Note from Len Tashman, Editor
Foresight’s Winter 2017 issue showcases a broad range of incisive and entertaining pieces. Inside, we take a look at new research on the effectiveness of collaboration in forecasting and planning, fresh perspectives on our “forecasting paradigm,” a commendable new textbook on forecasting for managers, and a road map for harmonizing research and practice.
Our feature article, “Recoupling the Forecasting and Stock-Control Processes,” is by Aris Syntetos and Steve Morlidge. The problem with the application of forecasting to inventory, the authors say, is that too often, the forecasting process is decoupled from the stock control process. In consequence, critical errors are often made in the calculation of safety-stock requirements—mistakes readily corrected with better communication among forecasters, inventory controllers, and suppliers of the software in use.
In this issue’s Hot New Research Column, Paul Goodwin reviews recent studies on the conditions for and challenges of successful collaboration in forecasting and planning. Among his observations: Collaboration sounds like a win-win situation and many research papers provide evidence of significant gains from it in organizational performance. But developing a collaborative scheme can require major changes in the ways that participating organizations go about their business. Success is never guaranteed, so the costs of implementing collaborative arrangements need to be carefully weighed against the expected benefits.
Foresight Associate Editor Stephan Kolassa has teamed up with Professor Enno Siemsen, Executive Director of the Erdman Center for Operations and Technology Management at the University of Wisconsin, to write the newly published volume, Demand Forecasting for Managers. The authors aim their presentation at the non-expert, such as a manager overseeing a forecasting group, or an MBA student not specializing in analytics. You’ll find two reviews here, one by an academic and the other by a practitioner.
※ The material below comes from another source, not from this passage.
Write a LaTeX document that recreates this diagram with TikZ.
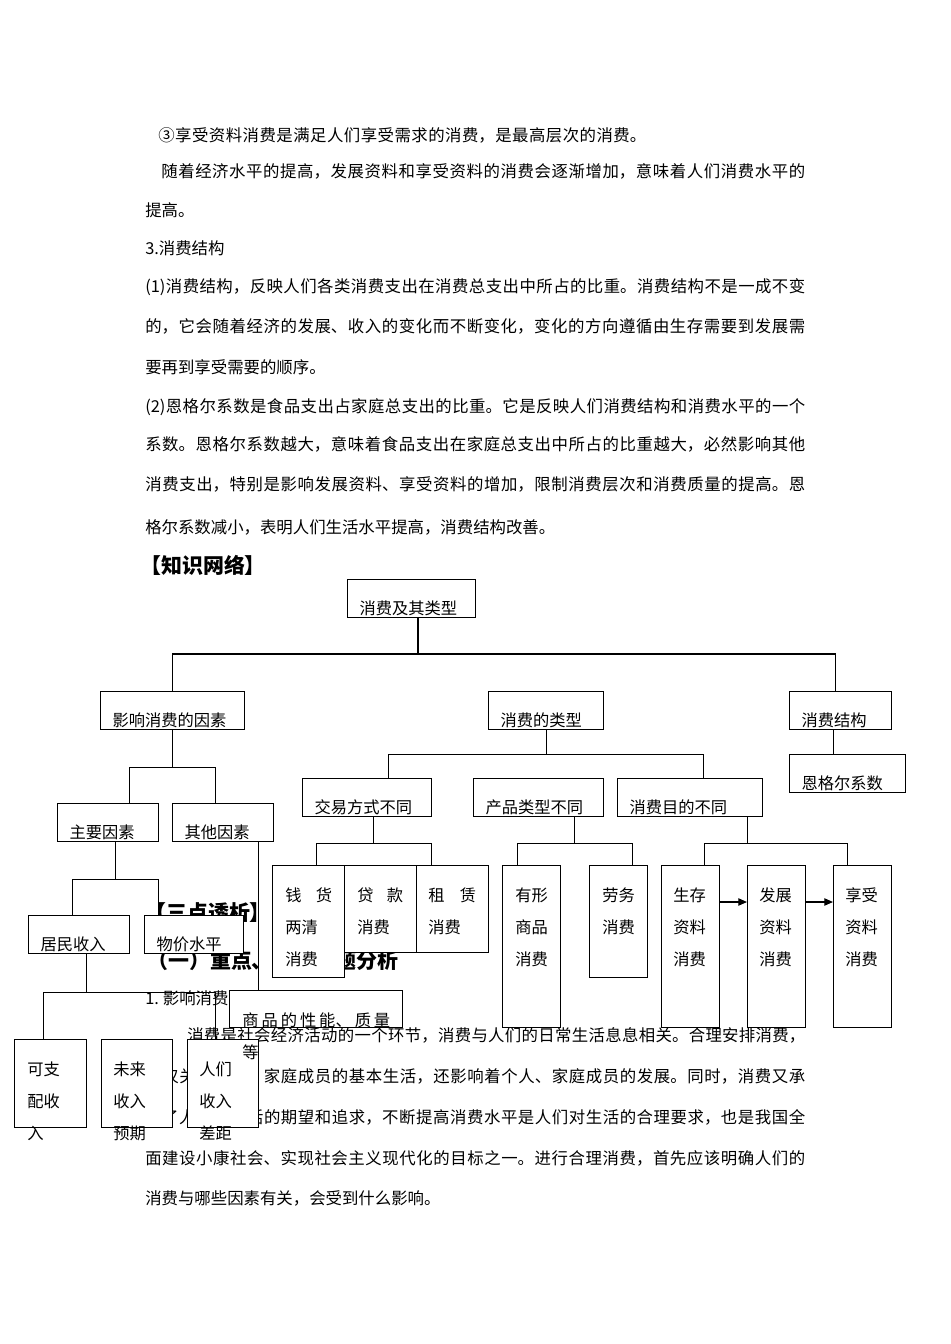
\documentclass[tikz,border=0pt]{standalone}
\usepackage{fontspec}
\setmainfont{Noto Sans CJK SC}
\usetikzlibrary{arrows.meta, calc}

\XeTeXlinebreaklocale "zh"
\XeTeXlinebreakskip=0pt plus 3pt

\newcommand\bodyfont{\fontsize{12.3}{15}\selectfont}
\newcommand\boxfont{\fontsize{12.2}{24}\selectfont}
\newcommand\headfont{\fontsize{15.7}{19}\selectfont\bfseries}
\newcommand\jline[2]{\parbox[t]{#1}{\parfillskip=0pt\relax #2}}

\begin{document}
\begin{tikzpicture}[
  x=0.75pt, y=-0.75pt,
  line/.style={line width=0.9pt},
  body/.style={anchor=base west, inner sep=0pt, font=\bodyfont},
  head/.style={anchor=base west, inner sep=0pt, font=\headfont},
  lbox/.style={draw, line width=0.9pt, fill=white, anchor=north west,
               inner xsep=9pt, inner ysep=0pt, text height=26pt,
               text depth=2.5pt, align=left, font=\boxfont},
  tbox/.style={draw, line width=0.9pt, fill=white, anchor=north west,
               inner sep=0pt},
  btext/.style={anchor=north west, inner sep=0pt, align=left, font=\boxfont},
  arrow/.style={-{Triangle[length=6.5pt, width=5.5pt]}, line width=0.9pt},
]
\useasboundingbox (0,0) rectangle (950,1344);
\fill[white] (0,0) rectangle (950,1344);

% page text
\node[body] (t1)  at (158,142)  {\jline{366pt}{③享受资料消费是满足人们享受需求的消费，是最高层次的消费。}};
\node[body] (t2)  at (161,178)  {\jline{483pt}{随着经济水平的提高，发展资料和享受资料的消费会逐渐增加，意味着人们消费水平的}};
\node[body] (t3)  at (145,217)  {提高。};
\node[body] (t4)  at (145,255)  {3.消费结构};
\node[body] (t5)  at (145,292)  {\jline{495pt}{(1)消费结构，反映人们各类消费支出在消费总支出中所占的比重。消费结构不是一成不变}};
\node[body] (t6)  at (145,332)  {\jline{495pt}{的，它会随着经济的发展、收入的变化而不断变化，变化的方向遵循由生存需要到发展需}};
\node[body] (t7)  at (145,373)  {要再到享受需要的顺序。};
\node[body] (t8)  at (145,412)  {\jline{495pt}{(2)恩格尔系数是食品支出占家庭总支出的比重。它是反映人们消费结构和消费水平的一个}};
\node[body] (t9)  at (145,450)  {\jline{495pt}{系数。恩格尔系数越大，意味着食品支出在家庭总支出中所占的比重越大，必然影响其他}};
\node[body] (t10) at (145,490)  {\jline{495pt}{消费支出，特别是影响发展资料、享受资料的增加，限制消费层次和消费质量的提高。恩}};
\node[body] (t11) at (145,533)  {格尔系数减小，表明人们生活水平提高，消费结构改善。};
\node[head] (h1)  at (140,573)  {【知识网络】};
\node[head] (h2)  at (145,920)  {【三点透析】};
\node[head] (h3)  at (147,968)  {（一）重点、难点问题分析};
\node[body] (t12) at (145,1004) {1.\kern3pt 影响消费的因素};
\node[body] (p1)  at (187,1041) {\jline{463.5pt}{消费是社会经济活动的一个环节，消费与人们的日常生活息息相关。合理安排消费，}};
\node[body] (p2)  at (145,1082) {\jline{495pt}{不仅关系个人、家庭成员的基本生活，还影响着个人、家庭成员的发展。同时，消费又承}};
\node[body] (p3)  at (145,1123) {\jline{495pt}{载了人们对生活的期望和追求，不断提高消费水平是人们对生活的合理要求，也是我国全}};
\node[body] (p4)  at (145,1164) {\jline{495pt}{面建设小康社会、实现社会主义现代化的目标之一。进行合理消费，首先应该明确人们的}};
\node[body] (p5)  at (145,1204) {消费与哪些因素有关，会受到什么影响。};

% boxes
\node[lbox, text width=78pt]    (top)   at (347,579) {消费及其类型};
\node[lbox, text width=90pt]    (inf)   at (100,691) {影响消费的因素};
\node[lbox, text width=68.25pt] (typ)   at (488,691) {消费的类型};
\node[lbox, text width=58.5pt]  (str)   at (789,691) {消费结构};
\node[lbox, text width=69pt]    (eng)   at (789,754) {恩格尔系数};
\node[lbox, text width=57.75pt] (mainf) at (57,803)  {主要因素};
\node[lbox, text width=57.75pt] (othf)  at (172,803) {其他因素};
\node[lbox, text width=78.75pt] (trade) at (302,778) {交易方式不同};
\node[lbox, text width=79.5pt]  (prod)  at (473,778) {产品类型不同};
\node[lbox, text width=90.75pt] (purp)  at (617,778) {消费目的不同};
\node[lbox, text width=57.75pt] (inc)   at (28,915)  {居民收入};
\node[lbox, text width=56.25pt] (price) at (144,915) {物价水平};

\node[tbox, minimum width=54pt,   minimum height=84pt]    (cash)  at (272,865) {};
\node[tbox, minimum width=54pt,   minimum height=65.25pt] (loan)  at (344,865) {};
\node[tbox, minimum width=54pt,   minimum height=65.25pt] (lease) at (416,865) {};
\node[tbox, minimum width=43.5pt, minimum height=121.5pt] (tang)  at (502,865) {};
\node[tbox, minimum width=43.5pt, minimum height=84pt]    (serv)  at (589,865) {};
\node[tbox, minimum width=43.5pt, minimum height=121.5pt] (surv)  at (661,865) {};
\node[tbox, minimum width=43.5pt, minimum height=121.5pt] (dev)   at (747,865) {};
\node[tbox, minimum width=43.5pt, minimum height=121.5pt] (enj)   at (833,865) {};
\node[tbox, minimum width=129.75pt, minimum height=27.75pt] (goods) at (229,990) {};
\node[tbox, minimum width=54pt,   minimum height=66pt]    (disp)  at (14,1039) {};
\node[tbox, minimum width=53.25pt, minimum height=66pt]   (fut)   at (101,1039) {};
\node[tbox, minimum width=53.25pt, minimum height=66pt]   (gap)   at (187,1039) {};

% connectors
\coordinate (b1) at (418,654);
\draw[line] (top.south -| b1) -- (b1);
\draw[line] (inf.north) |- (b1) -| ($(str.north)+(-5,0)$);
\draw[line] ($(str.south)+(-7,0)$) -- ++(0,25);
\draw[line] (inf.south) -- ++(0,37) coordinate (b2);
\draw[line] ($(mainf.north)+(21.5,0)$) |- (b2) -| ($(othf.north)+(-7.5,0)$);
\draw[line] ($(mainf.south)+(7.5,0)$) -- ++(0,37) coordinate (b3);
\draw[line] ($(inc.north)+(-6.5,0)$) |- (b3) -| ($(price.north)+(-35.5,0)$);
\draw[line] ($(inc.south)+(7.5,0)$) -- ++(0,38) coordinate (b4);
\draw[line] ($(disp.north)+(-7,0)$) |- (b4) -| ($(gap.north)+(-7.5,0)$);
\draw[line] ($(othf.south)+(35.5,0)$) coordinate (b5) -- (b5 |- goods.north);
\draw[line] (typ.south) -- ++(0,24) coordinate (b6);
\draw[line] ($(trade.north)+(21.5,0)$) |- (b6) -| ($(purp.north)+(13.5,0)$);
\draw[line] ($(trade.south)+(6.5,0)$) -- ++(0,26) coordinate (b7);
\draw[line] ($(cash.north)+(8,0)$) |- (b7) -| ($(lease.north)+(-21,0)$);
\draw[line] ($(prod.south)+(36,0)$) -- ++(0,26) coordinate (b8);
\draw[line] ($(tang.north)+(-14,0)$) |- (b8) -| ($(serv.north)+(14,0)$);
\draw[line] ($(purp.south)+(57.5,0)$) -- ++(0,26) coordinate (b9);
\draw[line] ($(surv.north)+(13.5,0)$) |- (b9) -| ($(enj.north)+(-15,0)$);
\draw[arrow] ($(surv.north east)+(0,37)$) -- ($(dev.north west)+(0,37)$);
\draw[arrow] ($(dev.north east)+(0,37)$) -- ($(enj.north west)+(0,37)$);

% box texts
\node[btext] (cashT)  at ($(cash.north west)+(13,0)$)  {\rule{0pt}{27pt}\makebox[35.25pt]{钱\hfill 货}\\两清\\消费};
\node[btext] (loanT)  at ($(loan.north west)+(13,0)$)  {\rule{0pt}{27pt}\makebox[34.5pt]{贷\hfill 款}\\消费};
\node[btext] (leaseT) at ($(lease.north west)+(12,0)$) {\rule{0pt}{27pt}\makebox[36pt]{租\hfill 赁}\\消费};
\node[btext] (tangT)  at ($(tang.north west)+(13,0)$)  {\rule{0pt}{27pt}有形\\商品\\消费};
\node[btext] (servT)  at ($(serv.north west)+(13,0)$)  {\rule{0pt}{27pt}劳务\\消费};
\node[btext] (survT)  at ($(surv.north west)+(12,0)$)  {\rule{0pt}{27pt}生存\\资料\\消费};
\node[btext] (devT)   at ($(dev.north west)+(12,0)$)   {\rule{0pt}{27pt}发展\\资料\\消费};
\node[btext] (enjT)   at ($(enj.north west)+(12,0)$)   {\rule{0pt}{27pt}享受\\资料\\消费};
\node[btext] (goodsT) at ($(goods.north west)+(13,0)$) {\rule{0pt}{27pt}\jline{111pt}{商品的性能、质量}\\等};
\node[btext] (dispT)  at ($(disp.north west)+(13,0)$)  {\rule{0pt}{27pt}可支\\配收\\入};
\node[btext] (futT)   at ($(fut.north west)+(12,0)$)   {\rule{0pt}{27pt}未来\\收入\\预期};
\node[btext] (gapT)   at ($(gap.north west)+(12,0)$)   {\rule{0pt}{27pt}人们\\收入\\差距};
\end{tikzpicture}
\end{document}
The 2016 Foresight Practitioner Conference was held in October in partnership with the Institute for Advanced Analytics at North Carolina State University. The theme was “Worst Practices in Forecasting: Today’s Mistakes to Tomorrow’s Breakthroughs.” Foresight Editor for Forecasting Practice Mike Gilliland delivered the keynote address, which has now been expanded into his article Changing the Paradigm for Business Forecasting. Forecasting philosopher, David Orrell, provides an insightful commentary on the Gilliland article.
In the Spring 2016 issue, we printed a note from Sujit Singh describing a gap between what business wants and needs forecasters to do and what researchers spend their time examining. We followed that with a feature section in the Summer 2016 issue that offered more than a half-dozen perspectives, from academics and practitioners, on why the gap exists and what it might take to close it. Now Robert Fildes, founder of the Lancaster Centre for Forecasting, takes a deeper look at the limited reach to date of Research to Improve Forecasting Practice. Fildes’ article is followed by a commentary offered by Tom Willemain, cofounder of SmartSoftware, who asserts that closing the gap isn’t hopeless, but it will require new mind-sets among all the players.